Rakhshanda Mehtab
It’s time we talk plainly about a tool many of us use without a second thought: the VPN. In much of the world, it’s a symbol of digital privacy. But in Pakistan, the story has taken a dangerous turn. Illegal and unregistered VPNs have quietly become one of the most critical threats to our national security, our social fabric, and our economic stability. Let’s start with the most urgent danger: terrorism. Groups like the TTP, ISKP, BLA, and BLF no longer operate solely in the shadows of the physical world. They have built a digital fortress using these unauthorised VPNs. This technology acts as their perfect shield, allowing them to manipulate social media, hide their real-time locations, and pump out extremist propaganda, all while slipping past our intelligence and monitoring systems. The proof became undeniable when X, the platform formerly known as Twitter, implemented its location-reveal feature. It exposed a network of accounts targeting Pakistanis, their operations traced back to illegal VPNs in Afghanistan and India, following patterns that pointed clearly to the backing of hostile foreign agencies. This isn’t just hiding; it’s active, deceptive warfare, enabling sympathisers to coordinate and spread poison while disguised as locals.
The threat runs deeper than communication. This anonymity bankrolls terror. It allows financiers to disguise the origins of money, moving it through crypto-exchanges, digital wallets, and remittance apps, creating covert funding pipelines that bypass our financial safeguards entirely. On the operational side, by masking their digital locations, terrorists coordinate logistics, share tactical material, and even conduct virtual training on encrypted forums.

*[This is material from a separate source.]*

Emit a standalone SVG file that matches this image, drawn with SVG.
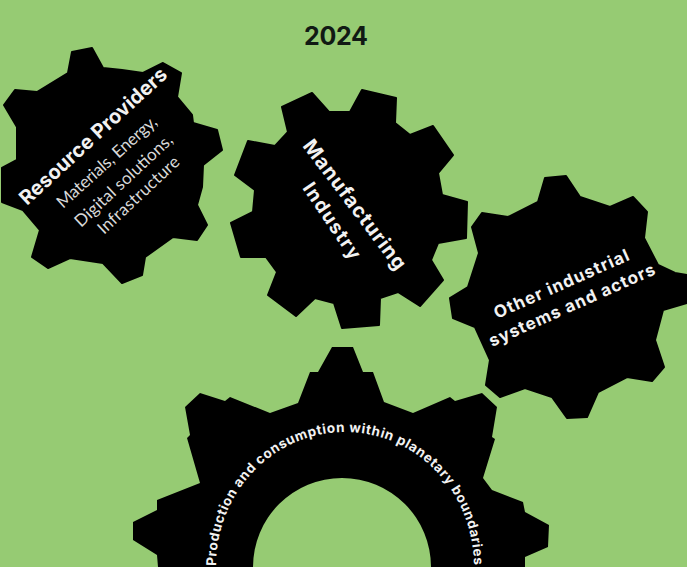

These hidden online corridors have become highways for indoctrination content and operational manuals, making it incredibly difficult for law enforcement to break the cycle of radicalisation or intercept active plots.
But the damage doesn’t stop there. These same unregulated VPNs are tearing apart our social and digital well-being. They bypass national content filters, exposing our youth to a flood of violent media, adult content, and unregulated gambling platforms. This constant exposure doesn’t just corrupt; it weakens psychological resilience and erodes the safeguards we try to maintain. The cloak of anonymity also fuels a surge in cybercrime, identity theft, ransomware, fraud, and hacking, becoming low-risk ventures, overwhelming our law enforcement and leaving every citizen vulnerable.
Our political discourse is being poisoned in the process. VPN-masked accounts orchestrate misinformation campaigns and propaganda bursts, allowing anonymous actors to distort public narratives, spread false information, and destabilise social cohesion without any accountability. They undermine our media integrity and regulatory systems by granting unrestricted access to harmful, banned material.
The economic cost is staggering and often overlooked. Unmonitored VPNs enable rampant tax evasion, digital piracy, and unfair access to international marketplaces, actively damaging our local industries and draining our digital economy. Perhaps most insidiously, this illegal traffic creates dangerous blind spots in our national cyber defences. It allows malware, phishing networks, and direct foreign cyber intrusions to slip past our firewalls, putting corporate, government, and critical infrastructure at constant risk. This weakens our entire framework of governance, making it difficult to enforce rules or ensure secure communication.
All these issues: terrorism, social harm, economic loss, political instability, cyber vulnerability, are not separate crises. They are interconnected symptoms of one giant problem: the uncontrolled misuse of illegal VPNs. This forms a cumulative threat that weakens Pakistan at every level.
The solution is not to ban a useful technology but to bring it into the light. Pakistan urgently needs a secure, mandatory framework for VPN registration and effective regulation. This is about establishing accountability, not limiting legitimate privacy. A system of authorised VPNs would allow us to monitor for illicit activity while protecting legitimate users. It is a necessary step to disrupt terrorist logistics, shield our youth, defend our economy, and fortify our national cyber defences.
The choice is clear. We can either allow these digital shadows to keep growing, or we can turn on the lights. Securing our digital ecosystem through smart, strong regulation is no longer just an IT policy. It is a fundamental requirement for Pakistan’s survival and strength in the modern age.
The writer is MS Research Scholar at IIUI, a freelance content writer and a columnist.